Using the material below, print a verbatim copy of every line from the one containing "Convert this chart to D3.js code." through the one containing "0.039, 0.031, 0.033];", inclusive, and omit the pictures.

Records
........

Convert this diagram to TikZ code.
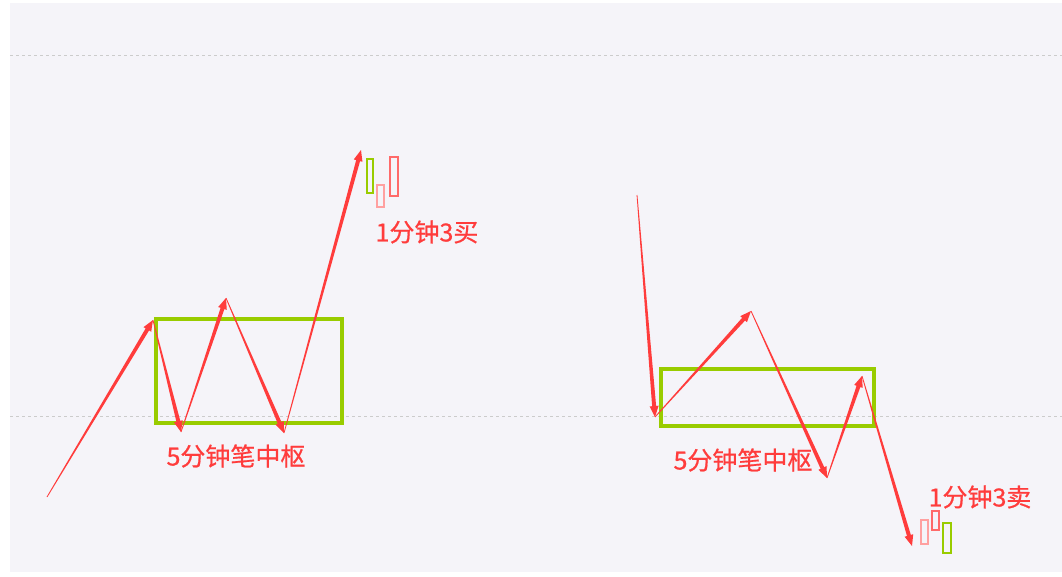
\documentclass[tikz,border=0pt]{standalone}
\usepackage{fontspec}
\setmainfont{Noto Sans CJK SC}
\newfontfamily\lblfont{Noto Sans CJK SC}[FakeBold=0.7]
\usetikzlibrary{calc}
\definecolor{bired}{HTML}{FF3C3C}
\definecolor{zsgreen}{HTML}{99CC00}
\definecolor{panel}{HTML}{F5F4F9}
\definecolor{gridgray}{HTML}{CCCCCC}
\definecolor{kpink}{HTML}{FFA0A0}
\definecolor{kred}{HTML}{FF6A6A}
\tikzset{
    zhongshu/.style={draw=zsgreen, line width=3.2pt},
    lbltext/.style={text=bired, font=\lblfont\fontsize{25}{25}\selectfont, inner sep=0pt},
    kbar/.style={line width=1.5pt},
    gridline/.style={draw=gridgray, line width=1pt, dash pattern=on 3pt off 3pt},
}
% one stroke: thin at the start, wider towards the head
\newcommand{\bi}[2]{%
    \coordinate (h) at ($(#2)!11pt!(#1)$);
    \fill[bired] ($(#1)!0.4pt!90:(#2)$) -- ($(h)!2pt!90:(#2)$) -- ($(h)!4.5pt!90:(#2)$) -- (#2)
        -- ($(h)!4.5pt!-90:(#2)$) -- ($(h)!2pt!-90:(#2)$) -- ($(#1)!0.4pt!-90:(#2)$) -- cycle;
}

\begin{document}
\begin{tikzpicture}[x=1pt,y=-1pt]
    \useasboundingbox (0,0) rectangle (1062,576);
    \fill[white] (0,0) rectangle (1062,576);
    \fill[panel] (10,3) rectangle (1062,572);
    \draw[gridline] (10,55) -- (1062,55);
    \draw[gridline] (10,416) -- (1062,416);

    % left: 5 min pivot, then 1 min third buy
    \draw[zhongshu] (156,319) rectangle (342,423);
    \coordinate (a0) at (47,497);
    \coordinate (a1) at (153,320);
    \coordinate (a2) at (181,432);
    \coordinate (a3) at (226,298);
    \coordinate (a4) at (284,433);
    \coordinate (a5) at (361,150);
    \foreach \p/\q in {a0/a1,a1/a2,a2/a3,a3/a4,a4/a5}{\bi{\p}{\q}}

    \draw[kbar, zsgreen] (367,159) rectangle (373,193);
    \draw[kbar, kpink] (377,185) rectangle (384,207);
    \draw[kbar, kred] (390,157) rectangle (398,196);

    \node[lbltext] (zsleft) at (236,456) {5分钟笔中枢};
    \node[lbltext] (buy3) at (427,232) {1分钟3买};

    % right: 5 min pivot, then 1 min third sell
    \draw[zhongshu] (661,369) rectangle (874,426);
    \coordinate (b0) at (637,195);
    \coordinate (b1) at (655,417);
    \coordinate (b2) at (751,311);
    \coordinate (b3) at (827,478);
    \coordinate (b4) at (862,376);
    \coordinate (b5) at (912,546);
    \foreach \p/\q in {b0/b1,b1/b2,b2/b3,b3/b4,b4/b5}{\bi{\p}{\q}}

    \draw[kbar, kpink] (921,520) rectangle (928,544);
    \draw[kbar, kred] (932,511) rectangle (939,530);
    \draw[kbar, zsgreen] (943,523) rectangle (951,553);

    \node[lbltext] (zsright) at (743,460) {5分钟笔中枢};
    \node[lbltext] (sell3) at (980,497) {1分钟3卖};
\end{tikzpicture}
\end{document}
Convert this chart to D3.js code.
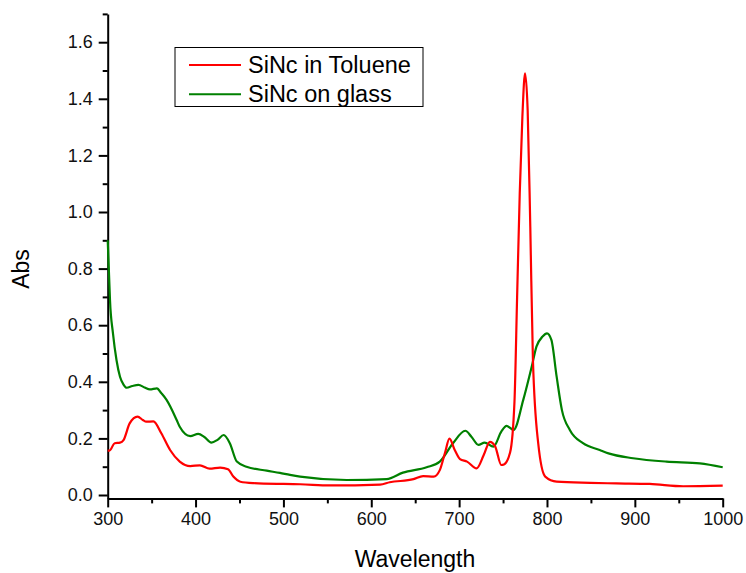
<!DOCTYPE html>
<html>
<head>
<meta charset="utf-8">
<script src="https://cdn.jsdelivr.net/npm/d3@7"></script>
<style>
  body { margin: 0; background: #fff; }
  svg { display: block; font-family: "Liberation Sans", Arial, sans-serif; }
</style>
</head>
<body>
<svg id="chart" width="746" height="573"></svg>
<script>
// SiNc in Toluene (red)
const tolueneWl  = [300, 302, 308, 314, 318, 325, 334, 340, 344, 352, 361, 371, 382, 394, 405, 416, 428, 437, 443, 451, 466, 500, 519, 553, 610, 621, 648, 659, 671, 678, 684, 689, 695, 701, 709, 720, 728, 735, 741, 748, 751, 758, 763, 766, 769, 772, 775, 778, 781, 784, 790, 798, 811, 849, 879, 917, 955, 1000];
const tolueneAbs = [0.157, 0.157, 0.183, 0.185, 0.194, 0.253, 0.277, 0.265, 0.259, 0.260, 0.218, 0.159, 0.118, 0.102, 0.105, 0.093, 0.097, 0.091, 0.065, 0.047, 0.042, 0.039, 0.038, 0.034, 0.037, 0.045, 0.056, 0.067, 0.065, 0.088, 0.150, 0.199, 0.159, 0.127, 0.118, 0.094, 0.141, 0.188, 0.172, 0.106, 0.108, 0.150, 0.330, 0.700, 1.067, 1.337, 1.49, 1.36, 0.948, 0.477, 0.183, 0.065, 0.047, 0.043, 0.041, 0.039, 0.031, 0.033];

// SiNc on glass (green)
const glassWl  = [300, 301.5, 302.6, 306, 310, 314, 318, 321.6, 328, 335, 342, 348, 356, 361, 367, 378.5, 382, 394, 403, 410, 418, 425, 432, 439, 447, 458, 481, 496, 507.5, 519, 572, 617.5, 636, 663, 678, 693, 707, 714, 722, 729, 739, 748, 754, 762, 773, 782.6, 788, 795, 800, 805, 811, 817, 826, 841, 860, 870, 898, 936, 974, 1000];
const glassAbs = [0.90, 0.78, 0.69, 0.571, 0.477, 0.418, 0.39, 0.379, 0.385, 0.389, 0.38, 0.373, 0.377, 0.36, 0.336, 0.265, 0.241, 0.208, 0.216, 0.205, 0.185, 0.195, 0.212, 0.183, 0.118, 0.1, 0.086, 0.078, 0.071, 0.065, 0.053, 0.056, 0.079, 0.098, 0.118, 0.183, 0.227, 0.206, 0.177, 0.185, 0.171, 0.224, 0.244, 0.23, 0.336, 0.453, 0.524, 0.56, 0.571, 0.548, 0.418, 0.30, 0.23, 0.183, 0.159, 0.147, 0.13, 0.118, 0.112, 0.098];

const xTicks = [300, 400, 500, 600, 700, 800, 900, 1000];
const yTicks = [0.0, 0.2, 0.4, 0.6, 0.8, 1.0, 1.2, 1.4, 1.6];
const seriesNames = ["SiNc in Toluene", "SiNc on glass"];
const seriesColors = ["#ff0000", "#008000"];

const svg = d3.select("#chart");

const x = d3.scaleLinear().domain([300, 1000]).range([107.7, 722.7]);
const y = d3.scaleLinear().domain([-0.012, 1.7]).range([498.4, 13.9]);

// minor ticks first, then major ticks with labels
const xMinor = d3.range(350, 1000, 100);
const yMinor = d3.range(0.1, 1.71, 0.2);

svg.append("g")
    .attr("transform", `translate(0,${y.range()[0]})`)
    .call(d3.axisBottom(x).tickValues(xMinor).tickSize(5).tickFormat(""))
    .call(g => g.select(".domain").remove())
    .call(g => g.selectAll("line").attr("stroke-width", 2));

svg.append("g")
    .attr("transform", `translate(${x.range()[0]},0)`)
    .call(d3.axisLeft(y).tickValues(yMinor).tickSize(5).tickFormat(""))
    .call(g => g.select(".domain").remove())
    .call(g => g.selectAll("line").attr("stroke-width", 2));

const xAxis = svg.append("g")
    .attr("transform", `translate(0,${y.range()[0]})`)
    .call(d3.axisBottom(x).tickValues(xTicks).tickSize(9).tickSizeOuter(0).tickPadding(5).tickFormat(d3.format("d")));

const yAxis = svg.append("g")
    .attr("transform", `translate(${x.range()[0]},0)`)
    .call(d3.axisLeft(y).tickValues(yTicks).tickSize(9).tickSizeOuter(0).tickPadding(6).tickFormat(d3.format(".1f")));

[xAxis, yAxis].forEach(a => {
    a.select(".domain").attr("stroke-width", 2).attr("stroke", "#000");
    a.selectAll(".tick line").attr("stroke-width", 2);
    a.selectAll(".tick text")
        .attr("font-size", "18px")
        .attr("font-family", "Liberation Sans, Arial, sans-serif")
        .attr("fill", "#111");
});

// axis titles
svg.append("text")
    .attr("x", 415)
    .attr("y", 567)
    .attr("text-anchor", "middle")
    .attr("font-size", "23px")
    .text("Wavelength");

svg.append("text")
    .attr("transform", "translate(29,269) rotate(-90)")
    .attr("text-anchor", "middle")
    .attr("font-size", "23px")
    .text("Abs");

// curves
const line = d3.line()
    .x(d => x(d[0]))
    .y(d => y(d[1]))
    .curve(d3.curveMonotoneX);

const series = [
    d3.zip(tolueneWl, tolueneAbs),
    d3.zip(glassWl, glassAbs)
];

// green first so the red peak sits on top
svg.append("path")
    .datum(series[1])
    .attr("d", line)
    .attr("fill", "none")
    .attr("stroke", seriesColors[1])
    .attr("stroke-width", 2.2);

svg.append("path")
    .datum(series[0])
    .attr("d", line)
    .attr("fill", "none")
    .attr("stroke", seriesColors[0])
    .attr("stroke-width", 2.2);

// legend
const legend = svg.append("g");
legend.append("rect")
    .attr("x", 175)
    .attr("y", 47.5)
    .attr("width", 248)
    .attr("height", 59)
    .attr("fill", "#fff")
    .attr("stroke", "#000")
    .attr("stroke-width", 1);

seriesNames.forEach((name, i) => {
    const ly = 65 + i * 29.3;
    legend.append("line")
        .attr("x1", 189)
        .attr("x2", 241)
        .attr("y1", ly)
        .attr("y2", ly)
        .attr("stroke", seriesColors[i])
        .attr("stroke-width", 2);
    legend.append("text")
        .attr("x", 248)
        .attr("y", ly + 8)
        .attr("font-size", "23.5px")
        .text(name);
});
</script>
</body>
</html>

........

**EXERCISE RESULT:**
Convert this chart to D3.js code.
<!DOCTYPE html>
<html>
<head>
<meta charset="utf-8">
<script src="https://cdn.jsdelivr.net/npm/d3@7"></script>
<style>
  body { margin: 0; background: #fff; }
  svg { display: block; font-family: "Liberation Sans", Arial, sans-serif; }
</style>
</head>
<body>
<svg id="chart" width="746" height="573"></svg>
<script>
// SiNc in Toluene (red)
const tolueneWl  = [300, 302, 308, 314, 318, 325, 334, 340, 344, 352, 361, 371, 382, 394, 405, 416, 428, 437, 443, 451, 466, 500, 519, 553, 610, 621, 648, 659, 671, 678, 684, 689, 695, 701, 709, 720, 728, 735, 741, 748, 751, 758, 763, 766, 769, 772, 775, 778, 781, 784, 790, 798, 811, 849, 879, 917, 955, 1000];
const tolueneAbs = [0.157, 0.157, 0.183, 0.185, 0.194, 0.253, 0.277, 0.265, 0.259, 0.260, 0.218, 0.159, 0.118, 0.102, 0.105, 0.093, 0.097, 0.091, 0.065, 0.047, 0.042, 0.039, 0.038, 0.034, 0.037, 0.045, 0.056, 0.067, 0.065, 0.088, 0.150, 0.199, 0.159, 0.127, 0.118, 0.094, 0.141, 0.188, 0.172, 0.106, 0.108, 0.150, 0.330, 0.700, 1.067, 1.337, 1.49, 1.36, 0.948, 0.477, 0.183, 0.065, 0.047, 0.043, 0.041, 0.039, 0.031, 0.033];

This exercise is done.